Pavel Afonine pafonine at lbl.gov
Thu May 30 08:09:24 PDT 2013

Hi Stefan,

> in some of my macromolecular crystal structures with resolutions 
> between 1.1 - 1.4 Å, mainly in the second solvation shell round 
> positive Fo-Fc electron density blobs are detectable which show after 
> assignment of a water molecule to these blob and subsequent refinement 
> with Phenix refine a good-looking calculated 2Fo-Fc electron density 
> (round shape, the 2Fo-Fc map appears at a contour level of σ = 1.0 - 
> 1.4), but there also occurs a small negative Fo-Fc electron density 
> detectable inside the 2Fo-Fc density blob. The negative Fo-Fc electron 
> density disappears if the occupancy of the water molecule is refined 
> by Phenix or manually set lower than 100% occupancy.
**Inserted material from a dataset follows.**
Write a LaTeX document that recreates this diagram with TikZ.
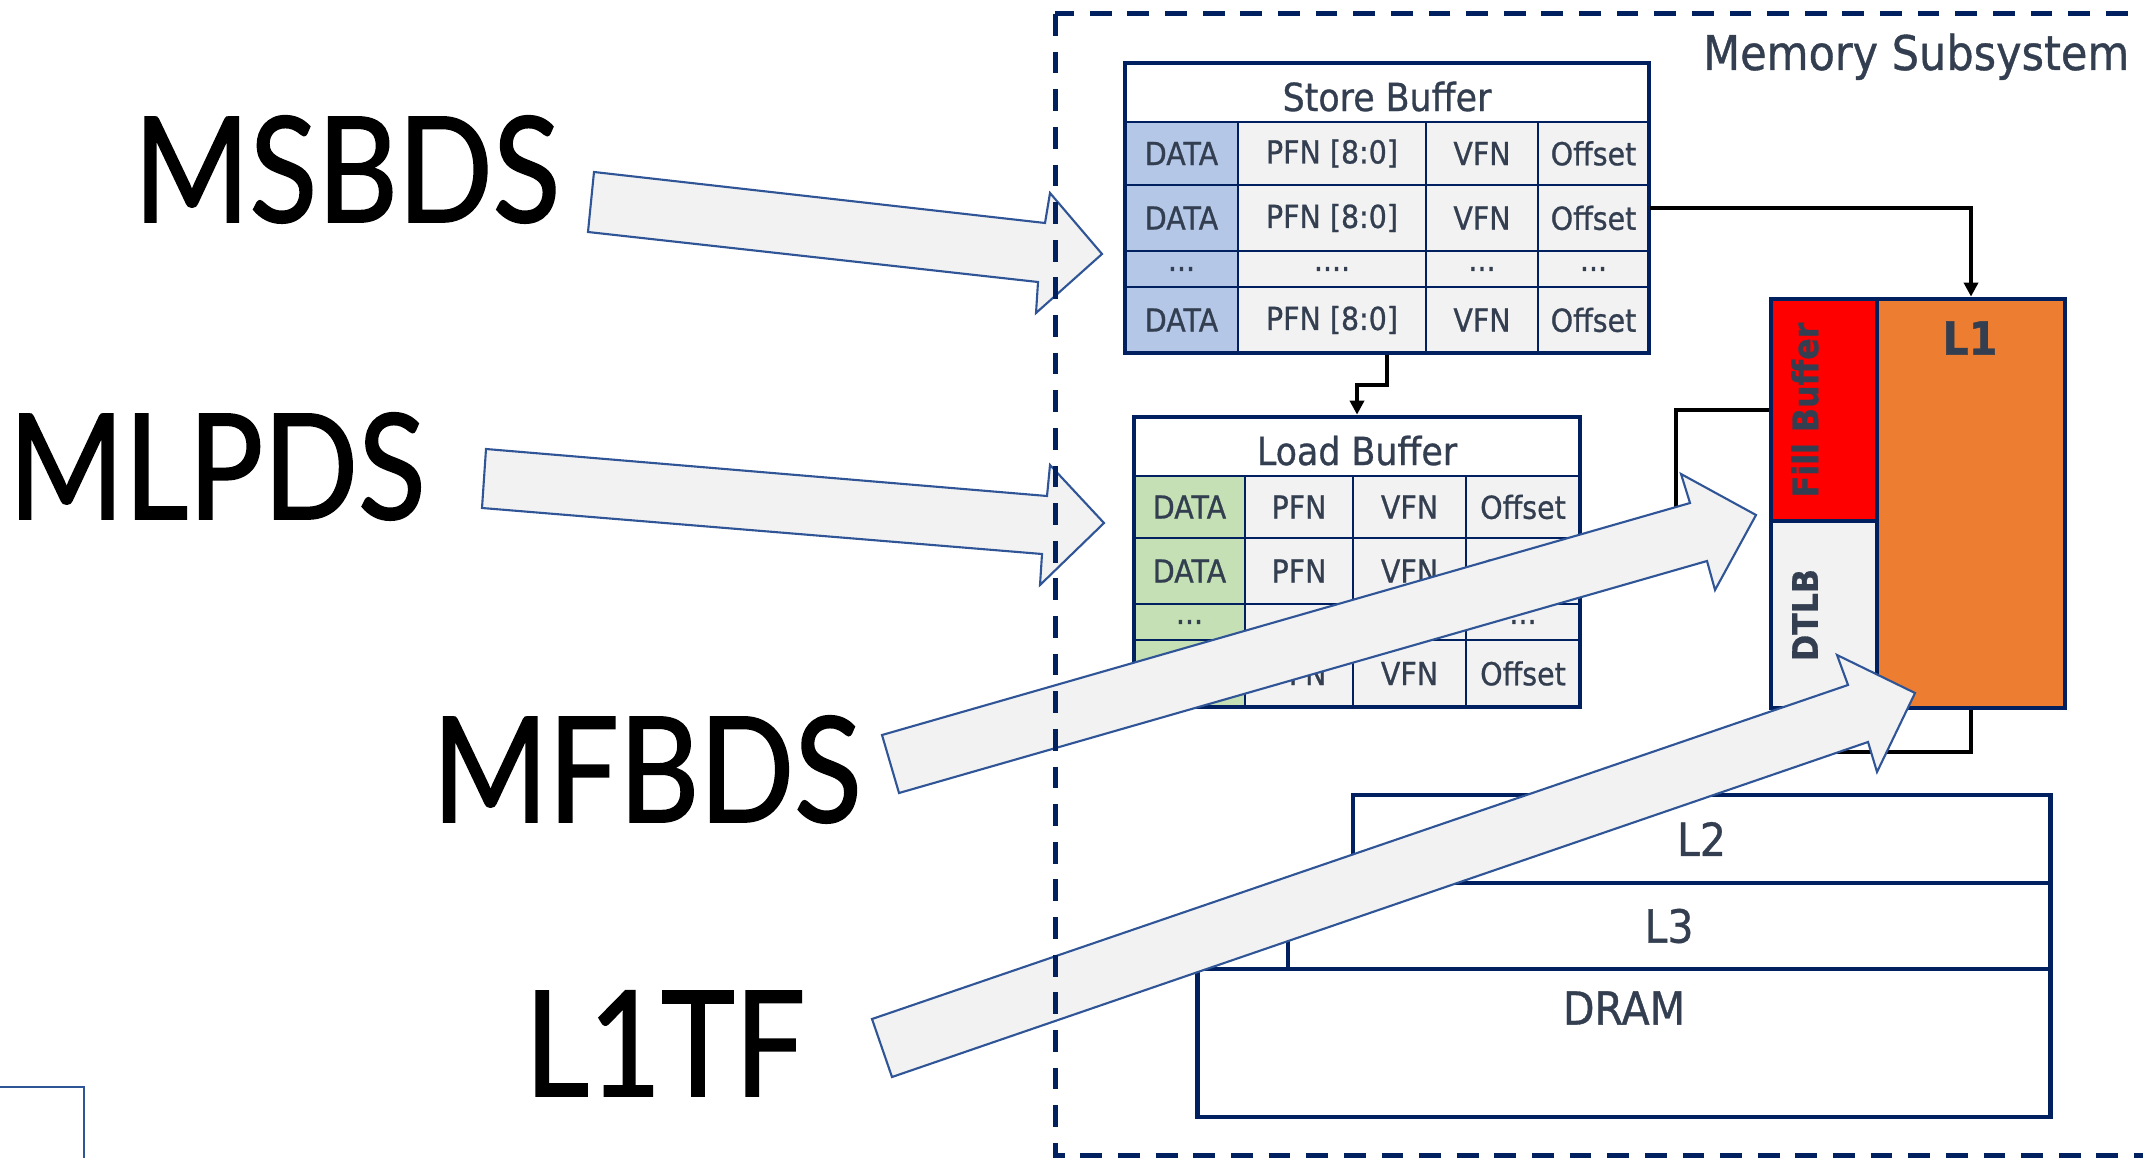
\documentclass[tikz,border=0pt]{standalone}
\usepackage{fontspec}
\usepackage{tikz}
\usetikzlibrary{arrows.meta}

\newfontfamily\boxfont[FakeStretch=0.9, FakeBold=0.8]{DejaVu Sans}
\newfontfamily\bigfont[FakeStretch=0.85, FakeBold=1.2]{Lato}

\definecolor{navy}{HTML}{002060}
\definecolor{txt}{HTML}{333F50}
\definecolor{sbblue}{HTML}{B4C7E7}
\definecolor{lbgreen}{HTML}{C5E0B4}
\definecolor{cellgrey}{HTML}{F2F2F2}
\definecolor{l1orange}{HTML}{ED7D31}
\definecolor{fbred}{HTML}{FF0000}
\definecolor{arrowblue}{HTML}{2F5597}

\tikzset{
  cell/.style={draw=navy, line width=0.6pt, fill=cellgrey, text=txt, inner sep=0pt,
    font=\boxfont\fontsize{9}{10}\selectfont},
  titlecell/.style={cell, fill=white, text height=10.7pt, font=\boxfont\fontsize{11}{12}\selectfont},
  outline/.style={draw=navy, line width=1.3pt, inner sep=0pt},
  box/.style={outline, text=txt, font=\boxfont\fontsize{13}{14}\selectfont},
  boldlbl/.style={text=txt, inner sep=0pt, font=\boxfont\bfseries\fontsize{10}{11}\selectfont},
  biglbl/.style={inner sep=0pt, font=\bigfont\fontsize{41.7}{45}\selectfont},
  conn/.style={draw=black, line width=1.2pt, -{Triangle[length=4pt,width=4pt]}},
  plain/.style={draw=black, line width=1.2pt},
  bigarrow/.style={draw=arrowblue, line width=0.6pt, fill=cellgrey, line join=miter},
  frame/.style={draw=navy, line width=1.42pt, dash pattern=on 6.2pt off 4.5pt}
}

\begin{document}
\begin{tikzpicture}[x=0.01cm, y=-0.01cm]
  \clip (0,0) rectangle (2143,1158);
  \draw[arrowblue, line width=0.6pt] (0,1087) -- (84,1087) -- (84,1170);

  % attack names
  \node[biglbl, anchor=base] (msbds) at (347,222) {MSBDS};
  \node[biglbl, anchor=base] (mlpds) at (217,519) {MLPDS};
  \node[biglbl, anchor=base] (mfbds) at (647,822) {MFBDS};
  \node[biglbl, anchor=base] (l1tf) at (665,1096) {L1TF};

  \node[text=txt, anchor=base east, inner sep=0pt, font=\boxfont\fontsize{13.6}{15}\selectfont] (memsub) at (2130,70) {Memory Subsystem};

  % store buffer
  \node[titlecell, minimum width=5.24cm, minimum height=0.59cm] (sbtitle) at (1387,92.5) {Store Buffer};
  \foreach \r/\y/\h in {1/153.5/0.63, 2/218/0.66, 4/320/0.66} {
    \node[cell, fill=sbblue, minimum width=1.13cm, minimum height=\h cm] (sb-\r-1) at (1181.5,\y) {DATA};
    \node[cell, minimum width=1.88cm, minimum height=\h cm] (sb-\r-2) at (1332,\y) {PFN [8:0]};
    \node[cell, minimum width=1.12cm, minimum height=\h cm] (sb-\r-3) at (1482,\y) {VFN};
    \node[cell, minimum width=1.11cm, minimum height=\h cm] (sb-\r-4) at (1593.5,\y) {Offset};
  }
  \node[cell, fill=sbblue, minimum width=1.13cm, minimum height=0.36cm] (sb-3-1) at (1181.5,269) {...};
  \node[cell, minimum width=1.88cm, minimum height=0.36cm] (sb-3-2) at (1332,269) {....};
  \node[cell, minimum width=1.12cm, minimum height=0.36cm] (sb-3-3) at (1482,269) {...};
  \node[cell, minimum width=1.11cm, minimum height=0.36cm] (sb-3-4) at (1593.5,269) {...};
  \node[outline, minimum width=5.24cm, minimum height=2.9cm] (sb) at (1387,208) {};

  % load buffer
  \node[titlecell, minimum width=4.46cm, minimum height=0.59cm] (lbtitle) at (1357,446.5) {Load Buffer};
  \foreach \r/\y/\h in {1/507/0.62, 2/571/0.66, 4/673.5/0.67} {
    \node[cell, fill=lbgreen, minimum width=1.11cm, minimum height=\h cm] (lb-\r-1) at (1189.5,\y) {DATA};
    \node[cell, minimum width=1.08cm, minimum height=\h cm] (lb-\r-2) at (1299,\y) {PFN};
    \node[cell, minimum width=1.13cm, minimum height=\h cm] (lb-\r-3) at (1409.5,\y) {VFN};
    \node[cell, minimum width=1.14cm, minimum height=\h cm] (lb-\r-4) at (1523,\y) {Offset};
  }
  \node[cell, fill=lbgreen, minimum width=1.11cm, minimum height=0.36cm] (lb-3-1) at (1189.5,622) {...};
  \node[cell, minimum width=1.08cm, minimum height=0.36cm] (lb-3-2) at (1299,622) {...};
  \node[cell, minimum width=1.13cm, minimum height=0.36cm] (lb-3-3) at (1409.5,622) {...};
  \node[cell, minimum width=1.14cm, minimum height=0.36cm] (lb-3-4) at (1523,622) {...};
  \node[outline, minimum width=4.46cm, minimum height=2.9cm] (lb) at (1357,562) {};

  % L1 with fill buffer and DTLB
  \node[outline, fill=fbred, minimum width=1.06cm, minimum height=2.22cm] (fb) at (1824,410) {};
  \node[outline, fill=cellgrey, minimum width=1.06cm, minimum height=1.87cm] (dtlb) at (1824,614.5) {};
  \node[outline, fill=l1orange, minimum width=1.88cm, minimum height=4.09cm] (l1) at (1971,503.5) {};
  \node[boldlbl, rotate=90] (fbtext) at (1805,410) {Fill Buffer};
  \node[boldlbl, rotate=90] (dtlbtext) at (1805,615) {DTLB};
  \node[boldlbl, font=\boxfont\bfseries\fontsize{13}{14}\selectfont] (l1text) at (1970,338) {L1};

  % L2, L3, DRAM
  \node[box, fill=white, minimum width=6.97cm, minimum height=0.88cm] (l2) at (1701.5,839) {L2};
  \node[box, fill=white, minimum width=7.62cm, minimum height=0.86cm] (l3) at (1669,926) {L3};
  \node[box, fill=white, minimum width=8.52cm, minimum height=1.48cm] (dram) at (1624,1043) {};
  \node[text=txt, inner sep=0pt, font=\boxfont\fontsize{13}{14}\selectfont] (dramtext) at (1624,1008) {DRAM};

  % connectors
  \coordinate (fbend) at (1676,540);
  \coordinate (l1end) at (1800,752);
  \draw[conn] ([yshift=0.1cm]sb-2-4.east) -| (l1.north);
  \draw[conn] (sb.south) -- ++(0,30) -| (lb.north);
  \draw[plain] (fb.west) -| (fbend);
  \draw[plain] (l1.south) |- (l1end);

  % block arrows
  \draw[bigarrow] (594,172) -- (1045,223) -- (1050,193) -- (1102,254) -- (1036,313) -- (1038,282) -- (588,232) -- cycle;
  \draw[bigarrow] (486,449) -- (1047,496) -- (1050,465) -- (1104,523) -- (1040,585) -- (1042,554) -- (482,508) -- cycle;
  \draw[bigarrow] (882,735) -- (1690,503) -- (1681,474) -- (1756,515) -- (1715,590) -- (1707,561) -- (899,793) -- cycle;
  \draw[bigarrow] (872,1019) -- (1848,685) -- (1837,655) -- (1915,693) -- (1877,772) -- (1868,742) -- (892,1077) -- cycle;

  \draw[frame] (1055,14) rectangle (2200,1155);
\end{tikzpicture}
\end{document}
Therefore, I 
> think these positions are partly occupied by water molecules, but I am 
> not sure how I should handle it/how it is generally handled. I would 
> be thankful for any advice and/or literature about this topic.

currently phenix.refine can add automatically only fully occupied waters 
(I am not sure it will ever use atomic model for partially occupied 
waters). If necessary, add partially occupied waters yourself manually. 
Make sure they have properly set altlocs (alternative location 
identifiers): non blank (say A and B).

> My second question is concerning a density blob in perfect 
> coordination distance to an indolyl group (perfectly located in the 
> middle of the five-ring, with 3.4 Å distance to every of the five 
> carbon atoms of the five-ring). What‘s the best way to find out which 
> ion possibly occupies this position? I tried Na+ and Ca2+, but after 
> refinement big negative Fo-Fc blobs appear in both cases (maybe the 
> ion at this position is only partly occupied?). There is no anomalous 
> signal detectable at this position (data collection wavelength was 
> 0.91841 nm). After the refinement of a water molecule at this 
> position, a positive Fo-Fc election density is still there.

A manual way of doing this is to come up with a list of potential 
ion-candidates based on your knowledge of chemistry and what may be in 
crystallization solution, then try placing one by one, refine 
anisotropic ADP and occupancy. Make sure you do refinement until 
convergence, which means you may want to run about 10 or more 
macro-cycles. Finally, choose the one that results in flattest residual map.

I guess Nat's suggestion does something similar to this automatically.